%%
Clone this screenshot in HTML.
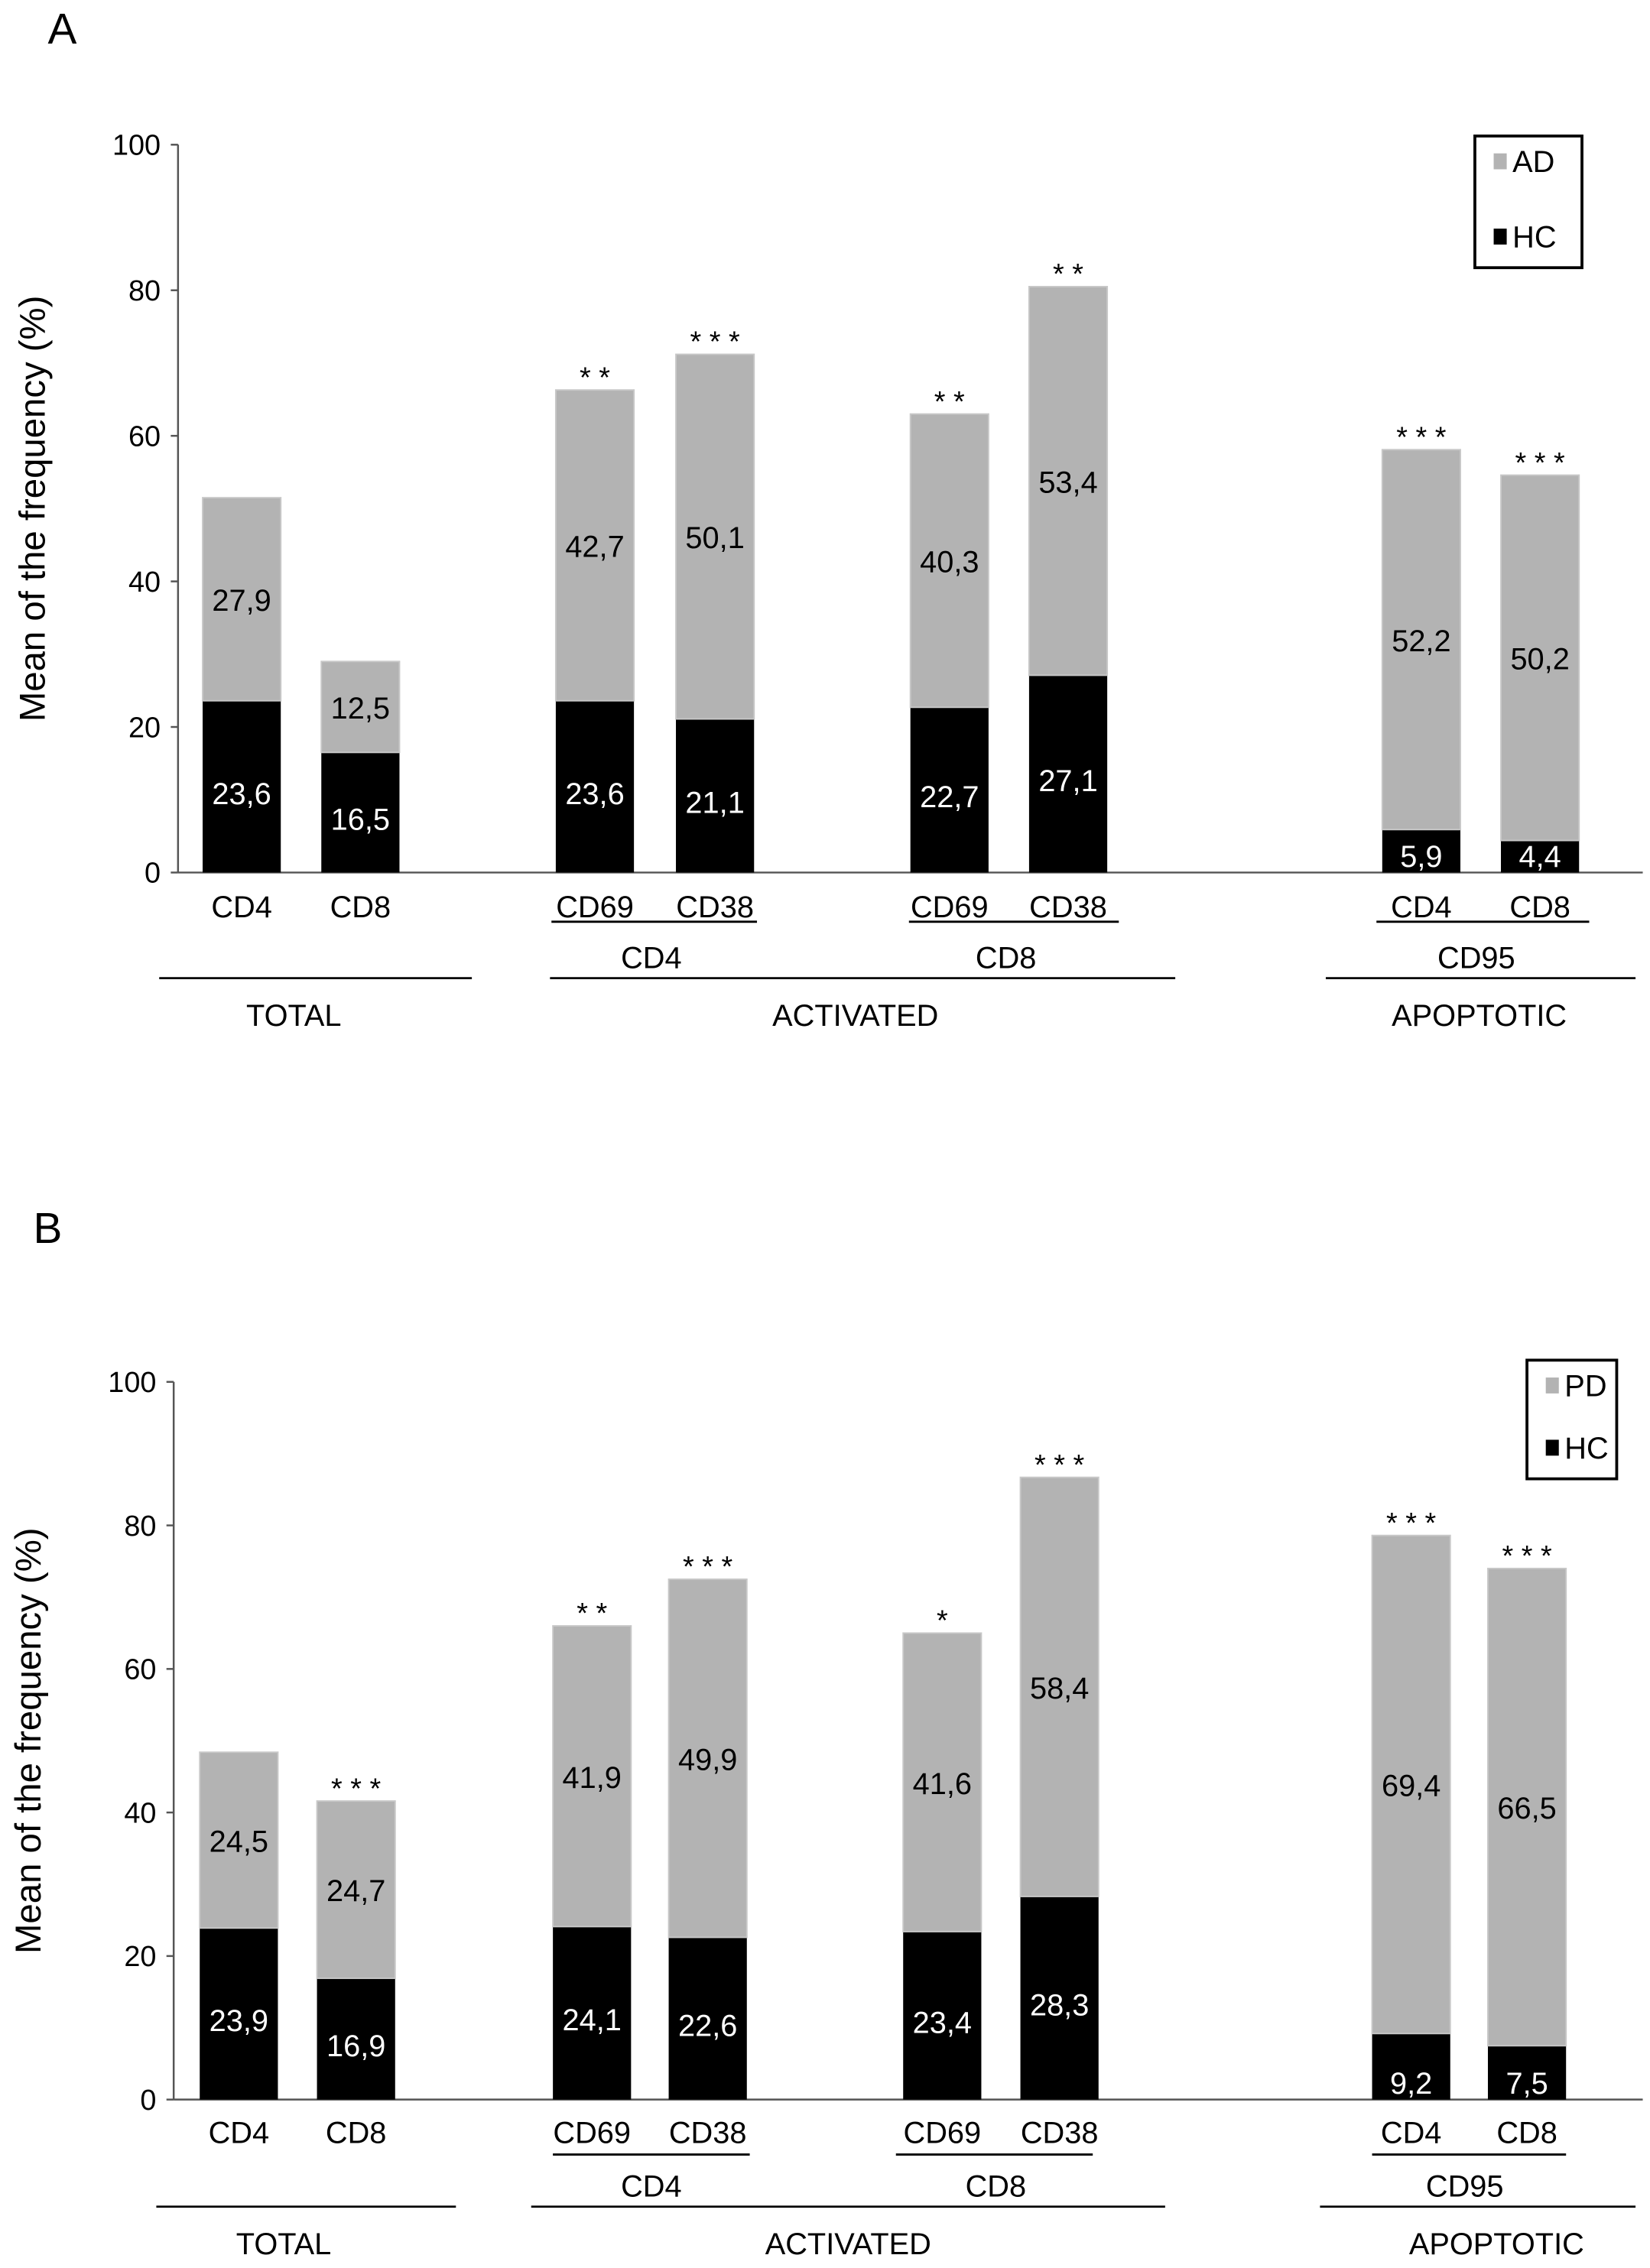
%%
%%
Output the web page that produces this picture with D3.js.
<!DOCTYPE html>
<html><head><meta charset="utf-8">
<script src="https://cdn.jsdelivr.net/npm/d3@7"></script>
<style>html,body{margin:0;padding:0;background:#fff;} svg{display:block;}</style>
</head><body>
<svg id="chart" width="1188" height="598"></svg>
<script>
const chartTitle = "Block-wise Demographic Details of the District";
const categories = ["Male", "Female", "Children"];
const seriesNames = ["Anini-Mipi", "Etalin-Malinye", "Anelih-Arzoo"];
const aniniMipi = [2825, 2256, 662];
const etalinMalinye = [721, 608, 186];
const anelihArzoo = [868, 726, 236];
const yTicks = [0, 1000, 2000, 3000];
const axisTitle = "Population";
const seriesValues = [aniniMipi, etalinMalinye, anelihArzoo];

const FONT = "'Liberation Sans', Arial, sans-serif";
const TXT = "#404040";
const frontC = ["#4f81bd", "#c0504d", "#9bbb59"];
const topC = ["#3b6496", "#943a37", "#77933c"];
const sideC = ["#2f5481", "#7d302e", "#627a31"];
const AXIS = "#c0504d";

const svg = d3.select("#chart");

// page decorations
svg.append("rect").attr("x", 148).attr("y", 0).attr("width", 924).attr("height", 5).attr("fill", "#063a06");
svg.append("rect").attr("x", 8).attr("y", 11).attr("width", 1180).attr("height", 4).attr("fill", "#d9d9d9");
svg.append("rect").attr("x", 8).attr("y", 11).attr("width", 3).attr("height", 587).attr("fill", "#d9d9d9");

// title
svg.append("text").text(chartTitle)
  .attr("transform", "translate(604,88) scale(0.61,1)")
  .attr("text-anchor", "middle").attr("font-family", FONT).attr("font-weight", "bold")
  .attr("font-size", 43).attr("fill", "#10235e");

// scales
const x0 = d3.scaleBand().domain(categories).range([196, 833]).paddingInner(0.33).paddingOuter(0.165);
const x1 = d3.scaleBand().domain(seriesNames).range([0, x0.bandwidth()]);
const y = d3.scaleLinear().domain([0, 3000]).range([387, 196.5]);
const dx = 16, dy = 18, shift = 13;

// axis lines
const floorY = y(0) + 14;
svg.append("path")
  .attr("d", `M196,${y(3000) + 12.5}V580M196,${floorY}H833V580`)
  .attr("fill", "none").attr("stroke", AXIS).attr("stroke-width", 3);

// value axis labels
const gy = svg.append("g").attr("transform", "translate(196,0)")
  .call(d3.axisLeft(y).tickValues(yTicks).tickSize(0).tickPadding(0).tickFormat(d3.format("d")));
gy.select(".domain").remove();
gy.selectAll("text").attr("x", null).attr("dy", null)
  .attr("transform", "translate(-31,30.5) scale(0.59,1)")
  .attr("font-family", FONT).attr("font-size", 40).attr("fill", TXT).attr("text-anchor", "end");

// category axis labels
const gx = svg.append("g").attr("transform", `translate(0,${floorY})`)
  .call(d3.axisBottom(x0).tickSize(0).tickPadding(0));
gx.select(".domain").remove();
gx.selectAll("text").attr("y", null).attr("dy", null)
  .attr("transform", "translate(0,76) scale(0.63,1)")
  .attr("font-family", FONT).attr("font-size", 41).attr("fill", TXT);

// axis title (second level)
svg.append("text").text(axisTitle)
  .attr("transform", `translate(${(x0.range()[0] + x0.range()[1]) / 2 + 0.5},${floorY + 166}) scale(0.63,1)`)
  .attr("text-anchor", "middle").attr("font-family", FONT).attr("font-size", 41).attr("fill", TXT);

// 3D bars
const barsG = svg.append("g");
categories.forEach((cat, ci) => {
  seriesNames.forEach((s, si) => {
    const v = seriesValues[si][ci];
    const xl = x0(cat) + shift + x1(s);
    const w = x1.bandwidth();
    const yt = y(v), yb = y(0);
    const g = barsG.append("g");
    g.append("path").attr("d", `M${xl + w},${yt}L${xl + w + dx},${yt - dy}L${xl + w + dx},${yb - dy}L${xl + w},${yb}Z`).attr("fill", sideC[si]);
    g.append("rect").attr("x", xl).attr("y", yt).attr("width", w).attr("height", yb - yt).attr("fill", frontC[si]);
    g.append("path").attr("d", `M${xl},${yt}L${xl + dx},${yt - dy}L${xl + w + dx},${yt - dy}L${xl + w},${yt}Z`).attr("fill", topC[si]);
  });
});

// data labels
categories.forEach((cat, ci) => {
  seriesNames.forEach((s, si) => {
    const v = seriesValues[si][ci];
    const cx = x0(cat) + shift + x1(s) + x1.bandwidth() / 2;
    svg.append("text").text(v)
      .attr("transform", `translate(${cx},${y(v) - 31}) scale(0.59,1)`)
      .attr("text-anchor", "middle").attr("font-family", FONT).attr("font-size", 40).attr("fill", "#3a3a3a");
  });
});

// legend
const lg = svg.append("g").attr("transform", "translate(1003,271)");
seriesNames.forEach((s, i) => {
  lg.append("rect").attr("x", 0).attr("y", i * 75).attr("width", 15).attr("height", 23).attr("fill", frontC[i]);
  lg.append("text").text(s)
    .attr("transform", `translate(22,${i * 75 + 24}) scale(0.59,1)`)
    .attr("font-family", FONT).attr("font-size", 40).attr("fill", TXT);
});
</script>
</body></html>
%%
EXERCISE DIRECTIONS: Beginning with the line containing "Output the web" and ending with the line containing "const seriesValues = [aniniMipi, etalinMalinye, anelihArzoo];", extract those lines exactly from the listing above, and only those.

FINAL RESULT:
Output the web page that produces this picture with D3.js.
<!DOCTYPE html>
<html><head><meta charset="utf-8">
<script src="https://cdn.jsdelivr.net/npm/d3@7"></script>
<style>html,body{margin:0;padding:0;background:#fff;} svg{display:block;}</style>
</head><body>
<svg id="chart" width="1188" height="598"></svg>
<script>
const chartTitle = "Block-wise Demographic Details of the District";
const categories = ["Male", "Female", "Children"];
const seriesNames = ["Anini-Mipi", "Etalin-Malinye", "Anelih-Arzoo"];
const aniniMipi = [2825, 2256, 662];
const etalinMalinye = [721, 608, 186];
const anelihArzoo = [868, 726, 236];
const yTicks = [0, 1000, 2000, 3000];
const axisTitle = "Population";
const seriesValues = [aniniMipi, etalinMalinye, anelihArzoo];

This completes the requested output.